Although the interested undergraduate student seeks in vain the minimum in modern Hebrew and Israeli affairs, graduate students in the Near East department are offered a full array of such obscure languages as Sumerian, Akkadian, Aramaic, Ugaritic, Old Persian, and Hittite. While these courses may be required for the department’s self-respect, they illustrate its overbalance on the graduate level, to the severe neglect of its undergraduate program. Much of the teaching load is carried by professors who prefer to spend their time on the grammatical problems of the dagesh and on ancient Sumerian myths instead of handling broader and more relevant fields of study.

Until a few years ago, the Yale faculty could have excused its lack of Jewish studies by observing the barren departments of other major universities. However while Yale’s Near East scholars have been excavating dead languages, a number of their counterparts have developed extensive programs. Columbia, for example, offers a standard major in Jewish studies which includes three years of modern Hebrew. Harvard, which usually favors its graduate students, has expanded its program on the undergraduate level. According to some authorities it now ranks (with Brandeis) as first in the nation.

A sampling of courses from the Harvard and Brandeis catalogs illustrates the possibilities for a program at Yale. Both universities offer modern Hebrew, Biblical studies, and modern Jewish literature. (Brandeis also includes the Yiddish language and modern Yiddish literature.) Harvard offers five Jewish history courses, including two on the Jews in Muslim and in Christian Spain. Brandeis offers, for example, the Destruction of European Jewry and Jews in the Communist World.

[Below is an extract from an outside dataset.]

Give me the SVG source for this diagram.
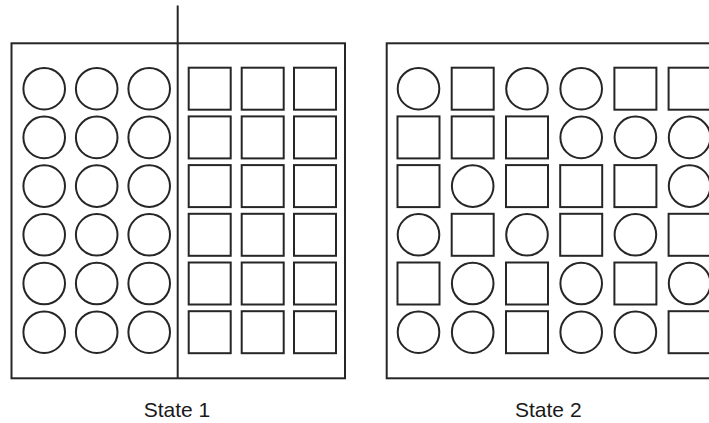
<svg xmlns="http://www.w3.org/2000/svg" width="709" height="423" viewBox="0 0 709 423">
<defs>
<style>
.box{fill:none;stroke:#262626;stroke-width:2}
.c{fill:#fff;stroke:#262626;stroke-width:2}
.s{fill:#fff;stroke:#262626;stroke-width:2}
.lbl{font-family:"Liberation Sans",Arial,sans-serif;font-size:21px;fill:#1a1a1a;text-anchor:middle}
</style>
<circle id="C" r="20.8" class="c"/>
<rect id="S" x="-21" y="-21" width="42" height="42" class="s"/>
</defs>
<rect width="709" height="423" fill="#fff"/>
<g id="state1">
<rect class="box" x="11.5" y="43.3" width="333.5" height="335"/>
<g id="state1-circles">
<use href="#C" x="44.2" y="88.7"/><use href="#C" x="96.7" y="88.7"/><use href="#C" x="149.2" y="88.7"/>
<use href="#C" x="44.2" y="137.4"/><use href="#C" x="96.7" y="137.4"/><use href="#C" x="149.2" y="137.4"/>
<use href="#C" x="44.2" y="186.1"/><use href="#C" x="96.7" y="186.1"/><use href="#C" x="149.2" y="186.1"/>
<use href="#C" x="44.2" y="234.8"/><use href="#C" x="96.7" y="234.8"/><use href="#C" x="149.2" y="234.8"/>
<use href="#C" x="44.2" y="283.5"/><use href="#C" x="96.7" y="283.5"/><use href="#C" x="149.2" y="283.5"/>
<use href="#C" x="44.2" y="332.2"/><use href="#C" x="96.7" y="332.2"/><use href="#C" x="149.2" y="332.2"/>
</g>
<g id="state1-squares">
<use href="#S" x="209.7" y="88.7"/><use href="#S" x="262.7" y="88.7"/><use href="#S" x="315" y="88.7"/>
<use href="#S" x="209.7" y="137.4"/><use href="#S" x="262.7" y="137.4"/><use href="#S" x="315" y="137.4"/>
<use href="#S" x="209.7" y="186.1"/><use href="#S" x="262.7" y="186.1"/><use href="#S" x="315" y="186.1"/>
<use href="#S" x="209.7" y="234.8"/><use href="#S" x="262.7" y="234.8"/><use href="#S" x="315" y="234.8"/>
<use href="#S" x="209.7" y="283.5"/><use href="#S" x="262.7" y="283.5"/><use href="#S" x="315" y="283.5"/>
<use href="#S" x="209.7" y="332.2"/><use href="#S" x="262.7" y="332.2"/><use href="#S" x="315" y="332.2"/>
</g>
<line class="box" x1="177.7" y1="5.5" x2="177.7" y2="378.3"/>
<text class="lbl" x="177" y="416.5">State 1</text>
</g>
<g id="state2">
<rect class="box" x="386.7" y="43.3" width="340" height="335"/>
<g id="state2-r1">
<use href="#C" x="418.5" y="88.7"/><use href="#S" x="472.7" y="88.7"/><use href="#C" x="527" y="88.7"/><use href="#C" x="581.2" y="88.7"/><use href="#S" x="635.4" y="88.7"/><use href="#S" x="689.6" y="88.7"/>
</g>
<g id="state2-r2">
<use href="#S" x="418.5" y="137.4"/><use href="#S" x="472.7" y="137.4"/><use href="#S" x="527" y="137.4"/><use href="#C" x="581.2" y="137.4"/><use href="#C" x="635.4" y="137.4"/><use href="#C" x="689.6" y="137.4"/>
</g>
<g id="state2-r3">
<use href="#S" x="418.5" y="186.1"/><use href="#C" x="472.7" y="186.1"/><use href="#S" x="527" y="186.1"/><use href="#S" x="581.2" y="186.1"/><use href="#S" x="635.4" y="186.1"/><use href="#C" x="689.6" y="186.1"/>
</g>
<g id="state2-r4">
<use href="#C" x="418.5" y="234.8"/><use href="#S" x="472.7" y="234.8"/><use href="#C" x="527" y="234.8"/><use href="#S" x="581.2" y="234.8"/><use href="#C" x="635.4" y="234.8"/><use href="#S" x="689.6" y="234.8"/>
</g>
<g id="state2-r5">
<use href="#S" x="418.5" y="283.5"/><use href="#C" x="472.7" y="283.5"/><use href="#S" x="527" y="283.5"/><use href="#C" x="581.2" y="283.5"/><use href="#S" x="635.4" y="283.5"/><use href="#C" x="689.6" y="283.5"/>
</g>
<g id="state2-r6">
<use href="#C" x="418.5" y="332.2"/><use href="#C" x="472.7" y="332.2"/><use href="#S" x="527" y="332.2"/><use href="#C" x="581.2" y="332.2"/><use href="#C" x="635.4" y="332.2"/><use href="#S" x="689.6" y="332.2"/>
</g>
<text class="lbl" x="548.3" y="416.5">State 2</text>
</g>
</svg>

Both Harvard and Brandeis teach Israeli government and politics in survey courses in the Middle East. In addition, Brandeis specializes in modern Jewish affairs, including Contemporary Social Change in Israel, Problems in American Jewish Life, and the Contemporary American Jewish Community.

Yale is well equipped with books to begin a Jewish studies department. On the shelves of Sterling Memorial Library over 26,100 volumes are catalogued under Judaica. They cover 10 ranges of shelves, about one fifth of an entire stack floor.

This surpasses by several thousand percent the entire collection of volumes with which the original Collegiate School (Yale) began in 1701. Yet the Collegiate School offered a relatively more comprehensive program in Jewish studies than Yale offers now. Since there could be no modern Israeli history, language, and literature, only Hebrew and Biblical studies were taught. In the 268 years since that beginning Israel has come back to the land of promise, adding a modern dimension to the field of Jewish studies. Yale needs to keep pace.

It has been shown lately that a concentrated amount of clamor about serious and unjust gaps in the presentation of history can bring about rather rapid, even startling, rectification. It may be that without clamor Yale will, just on the merits of it, begin to move toward a reasonable minimum of Jewish studies.